Germany’s Poll-Leading Party Goes Full Pro-Bitcoin

Bitcoin news Germany

Germany’s largest opposition force, Alternative für Deutschland (AfD), has submitted a Bundestag motion positioning Bitcoin as a strategic technology and urging Berlin to protect the protocol—and its users—from what the party calls excessive government and EU control. The motion, under the title “Recognizing the Strategic Potential of Bitcoin – Preserving Freedom through Restraint in Taxation and Regulation,” is signed by the AfD parliamentary leadership and spearheaded by MP Dirk Brandes.

In the text, the party explicitly separates Bitcoin from the broader “crypto-asset” category defined under the EU’s Markets in Crypto-Assets (MiCA) framework. It states that “Bitcoin is a decentralized, non-manipulable, and limited-supply digital asset, and fundamentally differs by its technical design from other so-called crypto-assets.” The motion warns that applying MiCA’s regulatory logic to “an open, decentralized protocol such as Bitcoin” would endanger innovation and digital sovereignty, calling excessive regulation a threat to “financial freedom.”

Germany’s AfD Makes Its Pro-Bitcoin Stand

On the regulatory front, the AfD asks the federal government not to impose licensing or registration requirements for non-custodial Bitcoin activity—explicitly naming self-hosted wallets, Lightning nodes, and infrastructure tools—so long as no customer funds are held in custody.

Tax policy is a second focal point: the motion demands clear legal protection for Germany’s existing one-year holding period after which private gains are tax-free, and calls for a statutory distinction between Bitcoin and other crypto-assets. It further insists that BTC mining and Lightning operation for private purposes should not be classified as commercial activity.

Beyond the regulatory and tax proposals, the AfD calls for a formal government strategy paper on Bitcoin’s role as “free, digital money,” exploring its technological, energy, and monetary implications.

The AfD’s communications office paired the filing with a pointed attack on the European Central Bank’s “digital euro” project, framing BTC as a civil-liberties alternative. In a party release dated October 23, 2025, Dirk Brandes declared: “Freedom begins with money… The digital euro is nothing more than a tool for surveillance and control – the opposite of freedom. Bitcoin, on the other hand, stands for independence, property, and self-determination.”

The statement further urges the government “to recognize Bitcoin as a strategic future technology, to build state Bitcoin reserves, to enable pilot projects for BTC payments in the public sector, and to end the tax discrimination of crypto-assets.” Brandes concluded that “Germany must finally become an innovation leader in this area – not a surveillance state.”

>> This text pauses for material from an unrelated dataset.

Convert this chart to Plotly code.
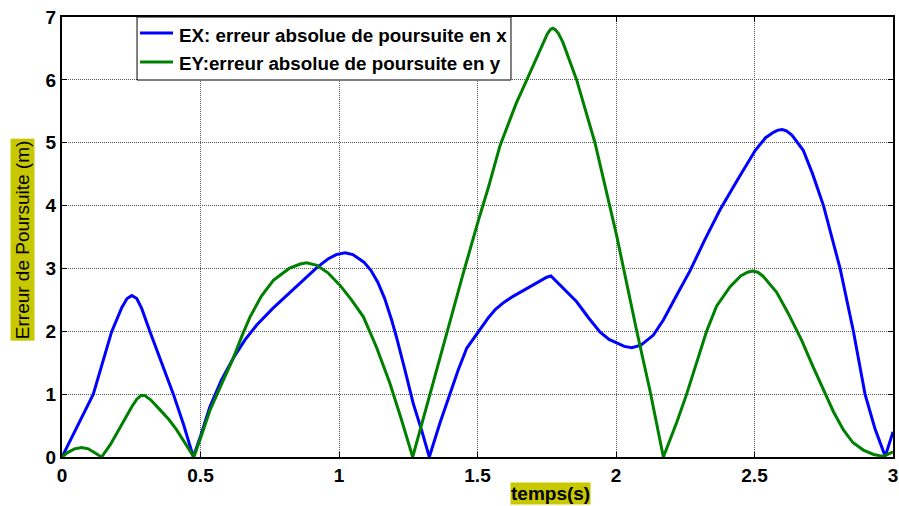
import plotly.graph_objects as go

# Tracking error samples: time (s) and absolute error (m)
t_ex = [0.000, 0.060, 0.113, 0.179, 0.216, 0.235, 0.252, 0.270, 0.288, 0.318,
        0.360, 0.402, 0.440, 0.474, 0.500, 0.534, 0.575, 0.618, 0.660, 0.703,
        0.760, 0.823, 0.880, 0.919, 0.960, 0.990, 1.022, 1.050, 1.090, 1.115,
        1.140, 1.165, 1.190, 1.208, 1.240, 1.268, 1.300, 1.326, 1.365, 1.401,
        1.430, 1.461, 1.503, 1.540, 1.565, 1.595, 1.630, 1.678, 1.720, 1.750,
        1.765, 1.790, 1.858, 1.900, 1.942, 1.975, 2.002, 2.030, 2.057, 2.090,
        2.135, 2.171, 2.220, 2.267, 2.320, 2.375, 2.440, 2.503, 2.540, 2.570,
        2.585, 2.600, 2.615, 2.635, 2.676, 2.710, 2.749, 2.809, 2.857, 2.899,
        2.935, 2.972, 3.000]
ex = [0.00, 0.53, 1.00, 1.99, 2.38, 2.52, 2.57, 2.52, 2.36, 1.99,
      1.50, 1.00, 0.50, 0.00, 0.33, 0.80, 1.22, 1.57, 1.86, 2.10,
      2.36, 2.62, 2.85, 3.01, 3.15, 3.22, 3.25, 3.22, 3.10, 2.97,
      2.78, 2.52, 2.18, 1.90, 1.35, 0.85, 0.40, 0.00, 0.55, 1.00,
      1.38, 1.73, 2.00, 2.22, 2.35, 2.46, 2.56, 2.68, 2.79, 2.86,
      2.88, 2.77, 2.47, 2.22, 1.99, 1.87, 1.81, 1.76, 1.74, 1.78,
      1.94, 2.18, 2.58, 2.96, 3.45, 3.93, 4.42, 4.88, 5.08, 5.17,
      5.20, 5.21, 5.19, 5.12, 4.88, 4.50, 4.00, 3.00, 2.00, 1.00,
      0.45, 0.01, 0.40]

t_ey = [0.000, 0.020, 0.045, 0.071, 0.095, 0.120, 0.143, 0.175, 0.209, 0.235,
        0.252, 0.270, 0.285, 0.298, 0.320, 0.354, 0.385, 0.414, 0.445, 0.476,
        0.500, 0.534, 0.580, 0.618, 0.650, 0.679, 0.720, 0.763, 0.820, 0.860,
        0.883, 0.920, 0.960, 1.004, 1.045, 1.088, 1.135, 1.184, 1.225, 1.266,
        1.341, 1.400, 1.449, 1.503, 1.540, 1.581, 1.610, 1.640, 1.678, 1.710,
        1.735, 1.752, 1.763, 1.771, 1.780, 1.792, 1.808, 1.830, 1.858, 1.924,
        2.002, 2.075, 2.123, 2.171, 2.220, 2.255, 2.290, 2.327, 2.363, 2.412,
        2.450, 2.475, 2.493, 2.512, 2.530, 2.580, 2.620, 2.670, 2.710, 2.749,
        2.785, 2.821, 2.855, 2.893, 2.930, 2.965, 3.000]
ey = [0.00, 0.07, 0.13, 0.15, 0.13, 0.06, 0.00, 0.20, 0.46, 0.68,
      0.80, 0.92, 0.98, 0.98, 0.91, 0.75, 0.60, 0.43, 0.22, 0.00,
      0.30, 0.74, 1.20, 1.57, 1.93, 2.23, 2.56, 2.81, 3.00, 3.07,
      3.09, 3.05, 2.93, 2.73, 2.50, 2.23, 1.75, 1.17, 0.60, 0.00,
      1.20, 2.15, 2.93, 3.76, 4.30, 4.95, 5.30, 5.63, 6.00, 6.32,
      6.57, 6.73, 6.80, 6.82, 6.80, 6.74, 6.60, 6.35, 6.00, 5.00,
      3.53, 2.00, 1.05, 0.00, 0.56, 1.00, 1.50, 2.00, 2.40, 2.71,
      2.88, 2.94, 2.96, 2.94, 2.88, 2.62, 2.30, 1.86, 1.45, 1.07,
      0.72, 0.43, 0.23, 0.11, 0.04, 0.01, 0.08]

x_ticks = [0, 0.5, 1, 1.5, 2, 2.5, 3]
x_labels = ["0", "0.5", "1", "1.5", "2", "2.5", "3"]
y_ticks = [0, 1, 2, 3, 4, 5, 6, 7]

series_names = ["EX: erreur absolue de poursuite en x",
                "EY:erreur absolue de poursuite en y"]
series_colors = ["#0000FF", "#008000"]

FONT = "Liberation Sans, Arial, sans-serif"
LABEL_BG = "#C8C800"

fig = go.Figure()
fig.add_trace(go.Scatter(x=t_ex, y=ex, mode="lines", name=series_names[0],
                         line=dict(color=series_colors[0], width=3)))
fig.add_trace(go.Scatter(x=t_ey, y=ey, mode="lines", name=series_names[1],
                         line=dict(color=series_colors[1], width=3)))

axis_common = dict(
    showline=True, linecolor="black", linewidth=2, mirror="ticks",
    ticks="inside", ticklen=5, tickcolor="black", tickwidth=1,
    showgrid=True, gridcolor="#5a5a5a", griddash="1px,1px", gridwidth=1,
    zeroline=False, automargin=False,
    tickfont=dict(family=FONT, size=19, color="black", weight="bold"),
)

fig.update_xaxes(range=[0, 3], tickvals=x_ticks, ticktext=x_labels, **axis_common)
fig.update_yaxes(range=[0, 7], tickvals=y_ticks, **axis_common)

# Axis titles on a coloured background
fig.add_annotation(text="<b>temps(s)</b>", xref="paper", yref="paper",
                   x=0.588, y=-0.082, xanchor="center", yanchor="middle",
                   showarrow=False, bgcolor=LABEL_BG, borderpad=0,
                   font=dict(family=FONT, size=19, color="black"))
fig.add_annotation(text="Erreur de Poursuite (m)", xref="paper", yref="paper",
                   x=-0.048, y=0.493, xanchor="center", yanchor="middle",
                   textangle=-90, showarrow=False, bgcolor=LABEL_BG, borderpad=1,
                   font=dict(family=FONT, size=19, color="black"))

# Boxed legend in the upper-left corner of the axes
fig.add_shape(type="rect", xref="paper", yref="paper",
              x0=0.0903, x1=0.5403, y0=0.8568, y1=1.0,
              line=dict(color="black", width=1), fillcolor="white", layer="above")
for row_y, text_y, name, color in zip([0.9636, 0.8977], [0.958, 0.8943],
                                      series_names, series_colors):
    fig.add_shape(type="line", xref="paper", yref="paper",
                  x0=0.0939, x1=0.1336, y0=row_y, y1=row_y,
                  line=dict(color=color, width=3), layer="above")
    fig.add_annotation(text="<b>" + name + "</b>", xref="paper", yref="paper",
                       x=0.1384, y=text_y, xanchor="left", yanchor="middle",
                       showarrow=False,
                       font=dict(family=FONT, size=18.8, color="black"))

fig.update_layout(
    width=899, height=506,
    margin=dict(l=62, r=6, t=17, b=49),
    plot_bgcolor="white", paper_bgcolor="white",
    font=dict(family=FONT, color="black"),
    showlegend=False,
)

fig.write_html("out.html")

However, the text of the official Bundestag motion itself is more restrained. It does not explicitly mandate the immediate accumulation of sovereign Bitcoin reserves or the launch of public-sector Bitcoin payments. Rather, it argues in principle that Bitcoin should be viewed as “outside money”—a neutral global base layer of value—and that it could be “conceivable” within state reserve management in an era of monetary and geopolitical uncertainty. The motion’s operative demands focus instead on regulatory restraint, tax clarity, and a comprehensive federal strategy.

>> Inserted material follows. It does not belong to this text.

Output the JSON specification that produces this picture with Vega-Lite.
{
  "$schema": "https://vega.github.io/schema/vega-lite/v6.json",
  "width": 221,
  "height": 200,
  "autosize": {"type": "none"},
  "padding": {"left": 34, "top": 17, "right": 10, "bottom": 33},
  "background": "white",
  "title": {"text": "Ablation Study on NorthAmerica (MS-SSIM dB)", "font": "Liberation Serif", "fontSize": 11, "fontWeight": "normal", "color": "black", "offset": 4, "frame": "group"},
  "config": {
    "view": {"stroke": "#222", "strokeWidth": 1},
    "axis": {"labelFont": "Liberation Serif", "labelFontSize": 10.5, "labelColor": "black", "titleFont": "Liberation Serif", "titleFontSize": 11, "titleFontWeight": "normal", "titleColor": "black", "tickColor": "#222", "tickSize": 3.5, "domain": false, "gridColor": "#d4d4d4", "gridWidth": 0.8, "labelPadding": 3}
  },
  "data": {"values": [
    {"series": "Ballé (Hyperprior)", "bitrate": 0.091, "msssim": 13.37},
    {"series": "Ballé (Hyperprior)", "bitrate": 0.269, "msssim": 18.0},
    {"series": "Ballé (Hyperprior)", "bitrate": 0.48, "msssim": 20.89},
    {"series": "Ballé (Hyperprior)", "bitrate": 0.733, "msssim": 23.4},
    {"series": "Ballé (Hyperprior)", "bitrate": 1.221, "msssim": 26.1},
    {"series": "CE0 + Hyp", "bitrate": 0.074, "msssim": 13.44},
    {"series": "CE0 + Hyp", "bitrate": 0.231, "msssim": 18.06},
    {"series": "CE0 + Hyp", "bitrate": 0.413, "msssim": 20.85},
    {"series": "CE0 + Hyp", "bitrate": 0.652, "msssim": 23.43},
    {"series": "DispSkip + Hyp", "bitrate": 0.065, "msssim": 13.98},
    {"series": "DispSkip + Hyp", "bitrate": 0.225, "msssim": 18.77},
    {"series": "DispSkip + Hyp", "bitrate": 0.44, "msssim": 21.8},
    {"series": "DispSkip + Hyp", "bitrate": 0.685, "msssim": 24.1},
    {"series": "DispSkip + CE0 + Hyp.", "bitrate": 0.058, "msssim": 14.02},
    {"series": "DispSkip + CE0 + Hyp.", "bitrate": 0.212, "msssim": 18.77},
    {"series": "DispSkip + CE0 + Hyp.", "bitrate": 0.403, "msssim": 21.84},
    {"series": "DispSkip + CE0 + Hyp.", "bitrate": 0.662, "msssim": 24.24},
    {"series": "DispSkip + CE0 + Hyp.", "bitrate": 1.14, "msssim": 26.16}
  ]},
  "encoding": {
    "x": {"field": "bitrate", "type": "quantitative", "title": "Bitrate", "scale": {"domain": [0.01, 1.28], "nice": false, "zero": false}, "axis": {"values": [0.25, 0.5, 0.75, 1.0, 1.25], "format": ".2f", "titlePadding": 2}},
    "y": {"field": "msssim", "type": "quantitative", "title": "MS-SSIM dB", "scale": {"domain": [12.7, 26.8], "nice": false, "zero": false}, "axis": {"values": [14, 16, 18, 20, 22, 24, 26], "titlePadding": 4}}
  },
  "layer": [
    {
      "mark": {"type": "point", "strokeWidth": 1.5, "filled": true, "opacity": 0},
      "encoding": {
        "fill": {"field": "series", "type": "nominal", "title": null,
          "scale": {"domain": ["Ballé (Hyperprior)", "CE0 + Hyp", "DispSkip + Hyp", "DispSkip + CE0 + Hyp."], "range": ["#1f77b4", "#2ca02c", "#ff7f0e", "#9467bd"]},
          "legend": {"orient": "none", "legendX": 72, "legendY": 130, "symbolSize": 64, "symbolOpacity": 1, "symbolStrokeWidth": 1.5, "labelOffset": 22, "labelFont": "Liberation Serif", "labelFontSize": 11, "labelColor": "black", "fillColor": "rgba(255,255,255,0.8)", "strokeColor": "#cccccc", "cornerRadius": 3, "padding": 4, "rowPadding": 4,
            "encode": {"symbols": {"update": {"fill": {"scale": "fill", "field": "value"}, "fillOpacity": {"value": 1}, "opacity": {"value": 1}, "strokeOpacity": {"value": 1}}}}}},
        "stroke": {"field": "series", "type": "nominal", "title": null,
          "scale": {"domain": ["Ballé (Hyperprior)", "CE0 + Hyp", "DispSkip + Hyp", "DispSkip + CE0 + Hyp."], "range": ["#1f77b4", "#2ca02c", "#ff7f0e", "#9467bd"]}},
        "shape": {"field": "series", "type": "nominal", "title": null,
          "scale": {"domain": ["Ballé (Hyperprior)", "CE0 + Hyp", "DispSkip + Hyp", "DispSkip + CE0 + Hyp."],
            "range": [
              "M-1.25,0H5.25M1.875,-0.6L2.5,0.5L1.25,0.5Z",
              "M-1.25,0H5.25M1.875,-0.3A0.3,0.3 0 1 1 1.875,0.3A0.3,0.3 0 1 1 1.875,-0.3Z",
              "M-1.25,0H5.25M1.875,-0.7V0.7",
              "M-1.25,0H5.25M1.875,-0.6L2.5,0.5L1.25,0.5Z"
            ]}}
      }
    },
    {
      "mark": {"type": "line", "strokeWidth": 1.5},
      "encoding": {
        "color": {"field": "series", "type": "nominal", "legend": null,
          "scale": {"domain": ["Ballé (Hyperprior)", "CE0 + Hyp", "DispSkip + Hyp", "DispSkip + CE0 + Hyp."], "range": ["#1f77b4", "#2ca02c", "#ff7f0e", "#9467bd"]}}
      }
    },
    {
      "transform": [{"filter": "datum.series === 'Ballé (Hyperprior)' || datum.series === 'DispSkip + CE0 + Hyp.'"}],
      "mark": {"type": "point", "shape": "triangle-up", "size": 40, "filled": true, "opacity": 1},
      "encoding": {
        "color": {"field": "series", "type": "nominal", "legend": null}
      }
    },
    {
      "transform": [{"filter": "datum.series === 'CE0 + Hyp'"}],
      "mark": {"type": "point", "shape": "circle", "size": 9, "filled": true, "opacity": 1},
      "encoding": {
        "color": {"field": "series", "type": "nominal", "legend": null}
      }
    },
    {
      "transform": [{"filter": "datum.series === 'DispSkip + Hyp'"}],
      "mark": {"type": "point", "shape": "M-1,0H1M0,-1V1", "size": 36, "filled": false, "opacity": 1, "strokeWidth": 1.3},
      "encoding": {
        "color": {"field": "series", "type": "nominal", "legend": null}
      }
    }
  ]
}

In its parliamentary briefing, the AfD summarized the goal concisely: to free BTC from unnecessary regulatory and tax burdens and to prevent the application of MiCA to a decentralized base protocol.

The political backdrop adds weight to the move. Since spring 2025, multiple national polls have shown AfD leading Germany’s political field, edging out both major establishment parties. An April Ipsos survey placed AfD at 25%, ahead of the CDU/CSU at 24% and the SPD at 15%.

These are polling figures, not electoral results, but they underscore why AfD has intensified its libertarian, pro-sovereignty messaging—using BTC as both a symbol of resistance to state control and a tangible policy wedge against the establishment parties.

Institutionally, the motion faces steep odds. The AfD remains in opposition to the governing grand coalition of CDU/CSU and SPD, led by Chancellor Friedrich Merz, which was confirmed by the Bundestag on May 6, 2025. Without committee majorities or procedural control, AfD’s proposal is unlikely to advance to a vote in its current form. Still, several of its core elements—particularly legal certainty for the one-year tax exemption—may find cross-party resonance as part of upcoming MiCA transposition debates.

At press time, Bitcoin traded at $113,164.